Welcome to Grid Brief! Here’s what we’re looking at today: finding more cost-effective long-term energy storage and a new map reveals geothermal’s potential.

For Cheaper Long Term Energy Storage, Look to Compressed Air

A recent study from Bloomberg New Energy Finance (BNEF) examined the costs of different sources of long-duration energy storage (LDES). While the vast majority of battery-based storage comes from lithium-ion batteries, BNEF found compressed air and thermal energy storage sytems to be more cost-effective.

“Thermal energy storage and compressed air storage are the least expensive LDES technologies, at $232 per kilowatt-hour and $293 per kWh of capex, respectively, data from the survey shows. For comparison, lithium-ion systems had an average capex of $304/kWh for four-hour duration systems in 2023.”

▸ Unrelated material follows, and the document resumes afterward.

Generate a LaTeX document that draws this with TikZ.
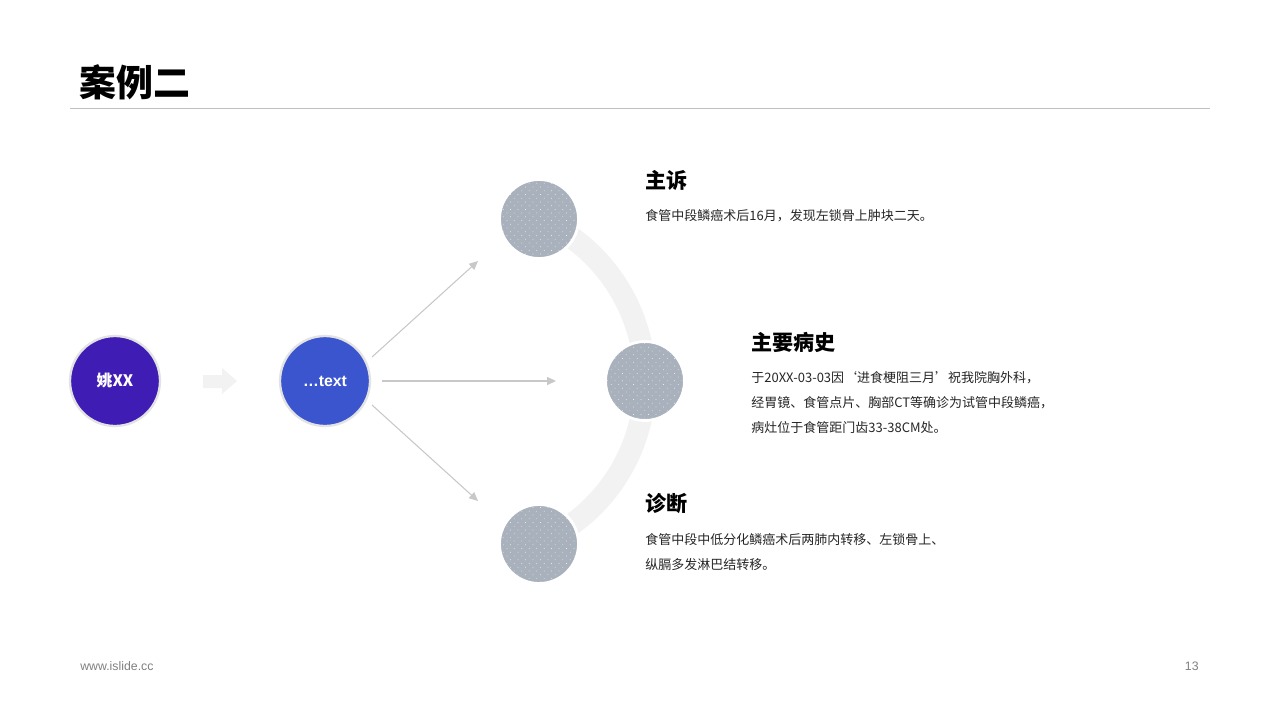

New Map Reveals Geothermal’s Vast Potential

Project Innerspace, a nonprofit focused on building out the geothermal industry, has released GeoMap, an interactive platform that shows geothermal hotspots in the U.S. While geothermal’s potential is huge across the U.S., western states in particular stand to benefit from tapping into the energy source, especially as coal plants begin to retire. As The Hill reports:

“The data also shows that most of the active coal plants in the West — plants that rely on using heat from fossil fuels to generate electricity — sit atop hot rock within a mile of the surface… it also includes a broad array of decommissioned coal plants — sites that still sit in the center of webs of power lines that could onboard future clean power onto the grid while avoiding the roadblocks around permitting new transmission corridors.”